When I was a little girl, my older brother had a mother possum living in a cage in our backyard. I was thrilled when he designated one of the newborn babies as mine. It was tiny, about the size of a lima bean, and didn't do anything fun or entertaining. I quickly lost interest. That was the end of my experience with possums...or so I thought.
In 2005 I bought my first house, located in a woody area with lots of pine trees. (That was before Hurricane Ike. There aren't as many now.) The neighbor behind me has a pond that extends almost up to my property. Shortly after I moved in, I got my first dog and a re-introduction to possums.
My dog Sadie loves to spend the last hour of the day in the back yard. It's her "me" time. One night she began pacing frantically along the back fence, a 6-ft. high privacy fence. Up and back, up and back she went, growling furiously at something. "What on earth!" I thought and went out to see what the fuss was about. There it was - a possum frozen in place, interrupted in the midst of his nightly walk across the top of the fence to wherever it is that possums go at night. I'm not sure I want to know where that is.
I could not get Sadie to quit barking or jumping up at the possum. I even held treats in front of her nose. She would grab them and get back to the business at hand. This went on fairly regularly, and I just had to wait until she would get tired and come back inside. Stupid, stupid possum!
One morning I heard Sadie outside, and there was just something in her bark. "What fresh hell is this?" I thought. When I reached her, I saw her dancing around something on the ground. A possum. A dead possum. (I know what you are thinking, and I had heard all the stories about "playing possum" when I grew up, but when you are face to face with a possum, I have found that you aren't always thinking straight.) Well, I just let Sadie bark while I went inside to get the broom and dust pan and a bag to dispose of the possum. Surely I must have put Sadie back inside right now, but I don't remember it. I was a little traumatized.

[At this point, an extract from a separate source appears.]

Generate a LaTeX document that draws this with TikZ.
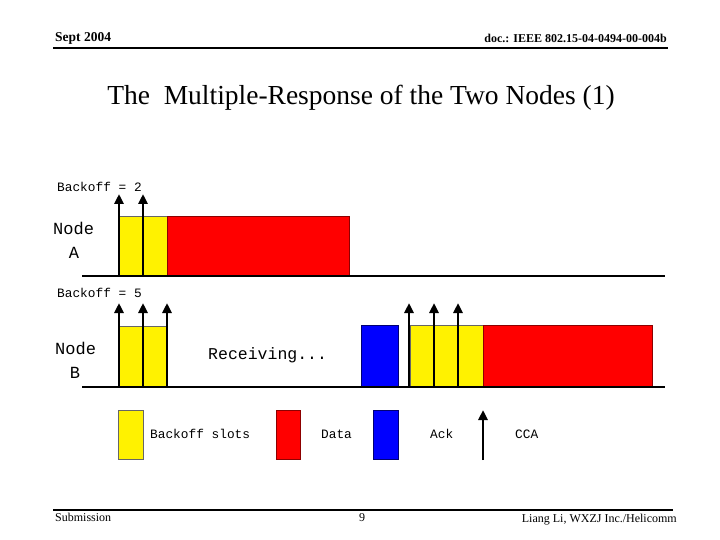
\documentclass[tikz,border=0pt]{standalone}
\usepackage{fontspec}
\setmainfont{Liberation Serif}
\setmonofont{Liberation Mono}
\usetikzlibrary{arrows.meta, positioning}

\begin{document}
\begin{tikzpicture}[
			x=1pt, y=-1pt,
			>={Triangle[length=10pt, width=9pt]},
			rule/.style={line width=1.6pt},
			timeline/.style={line width=2.8pt},
			slot/.style={draw=black!60, line width=0.6pt, fill=yellow},
			datablk/.style={draw=red!55!black, line width=0.6pt, fill=red},
			ackblk/.style={draw=blue!45!black, line width=0.6pt, fill=blue},
			cca/.style={->, line width=2.6pt},
			foot/.style={font=\fontsize{12}{14}\selectfont, inner sep=0pt},
			lbl/.style={font=\ttfamily\fontsize{12.8}{14}\selectfont, inner sep=0pt, anchor=west},
			nodename/.style={font=\ttfamily\fontsize{17}{19}\selectfont, inner sep=0pt}
			]
			\useasboundingbox (0,0) rectangle (720,540);
			
			% --- Naglowek i stopka ---
			\node[inner sep=0pt, font=\bfseries\fontsize{13.5}{15}\selectfont, anchor=base west] (date) at (55,42) {Sept 2004};
			\node[inner sep=0pt, font=\bfseries\fontsize{12}{14}\selectfont, anchor=base east] (doc) at (667,43) {doc.: IEEE 802.15-04-0494-00-004b};
			\draw[rule] (53,48) -- (668,48);
			\node[font=\fontsize{27.5}{32}\selectfont, inner sep=0pt] (title) at (361,98) {The~~Multiple-Response of the Two Nodes (1)};
			\draw[rule] (53,510) -- (673,510);
			\node[foot, anchor=base west] (submission) at (55,521) {Submission};
			\node[foot, anchor=base] (page) at (362,521) {9};
			\node[foot, anchor=base east] (author) at (677,522) {Liang Li, WXZJ Inc./Helicomm};
			
			% --- Wezel A ---
			\node[lbl] (backoffA) at (57,187) {Backoff = 2};
			\node[nodename, anchor=west] (nodeA) at (53,228) {Node};
			\node[nodename] (nameA) at (74,253) {A};
			\draw[slot] (119,216) rectangle (167,276);
			\draw[datablk] (167,216) rectangle (349,276);
			\draw[timeline] (82,276) -- (665,276);
			\foreach \x in {119,143}
				\draw[cca] (\x,276) -- (\x,194);
			
			% --- Wezel B ---
			\node[lbl] (backoffB) at (57,293) {Backoff = 5};
			\node[nodename, anchor=west] (nodeB) at (55,348) {Node};
			\node[nodename] (nameB) at (75,373) {B};
			\node[lbl, font=\ttfamily\fontsize{16.5}{18}\selectfont] (receiving) at (208,355) {Receiving...};
			\draw[slot] (119,326) rectangle (143,387);
			\draw[slot] (143,326) rectangle (167,387);
			\draw[ackblk] (361,325) rectangle (398,387);
			\draw[slot] (410,325) rectangle (483,387);
			\draw[datablk] (483,325) rectangle (652,387);
			\draw[timeline] (82,387) -- (665,387);
			\foreach \x in {119,143,167,409,434,458}
				\draw[cca] (\x,387) -- (\x,303);
			
			% --- Legenda ---
			\draw[slot] (118,410) rectangle (143,459);
			\node[lbl] (slotkey) at (150,434) {Backoff slots};
			\draw[datablk] (276,410) rectangle (300,459);
			\node[lbl] (datakey) at (321,434) {Data};
			\draw[ackblk] (373,410) rectangle (398,459);
			\node[lbl] (ackkey) at (430,434) {Ack};
			\draw[cca] (483,460) -- (483,410);
			\node[lbl] (ccakey) at (515,434) {CCA};
			
		\end{tikzpicture}
\end{document}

I got the bag open and slid the dust pan under the possum, and it moved. On reflex I flung my arm wildly up toward the fence. The possum went over the fence, but there was a sound. The best way I know to describe it was that it sounded as if a small mammal had come into contact with wood spikes on the top of a six-foot fence. I was shaken to say the least.
One night several months later, I found Sadie prancing around the back yard, proudly carrrying something in her mouth. It looked like a squirrel from where I stood. When she dropped it, I went in for a closer look. It was a baby possum. Sadie picked it back up and proceeded to do the Snoopy Happy Dance with this new toy. After five minutes of my trying to get her to come inside, she did. She must not have understood the instructions because the possum was in her mouth. This must have been a baby because of its size. "Poor dead thing," I thought, and muscled Sadie off to her crate. I don't like them, but who doesn't hate to see a baby die.
Again I went for the dust pan, broom and bag, my burial equipment. When I came back into the den to dispose of the body, the body turned over, looked me right in the eye, and ran under my sofa. Fool me once, shame on you; fool me twice, shame on me, right? Really, though, Sadie had dragged it around for about 5 minutes.
I called my neighbor and his son to come remove the possum which had now gotten behind my stereo. I sure wasn't going to mess with it. They finally caught him and life got back to normal. I hadn't even seen any possums for a while until recently.
Then last week I heard the ruckus again. Now it was not only from Sadie but newly acquired Murphy as well. I thought, "Dadgum it! Is that a possum again after all this time?" And it was. I had a hard enough time getting Sadie away in the pre-Murphy days; how was I going to handle this. Long, lean Murphy is almost tall enough to reach the top of the fence when he stretches out. I got my broom. I figured I could swat at the two of them if worse came to worst. I got my flashlight and walked out to the fence. The trees in front of the fence were blocking my view of the top of the fence where they were barking. I peered more closely when I realized that two eyes were peering at me from about one foot away. Okay, I jumped, but what I did next makes me proud. I picked up the broom by the handle, looked the possum right in the eye, and pushed it to the other side of the fence. The dogs looked around puzzled? "Uh, which way did he go, which way did he go" - that look. They looked for another minute or two, then followed me back into the den to watch the rest of American Idol. I will say it again, though. Possums just get on my nerves.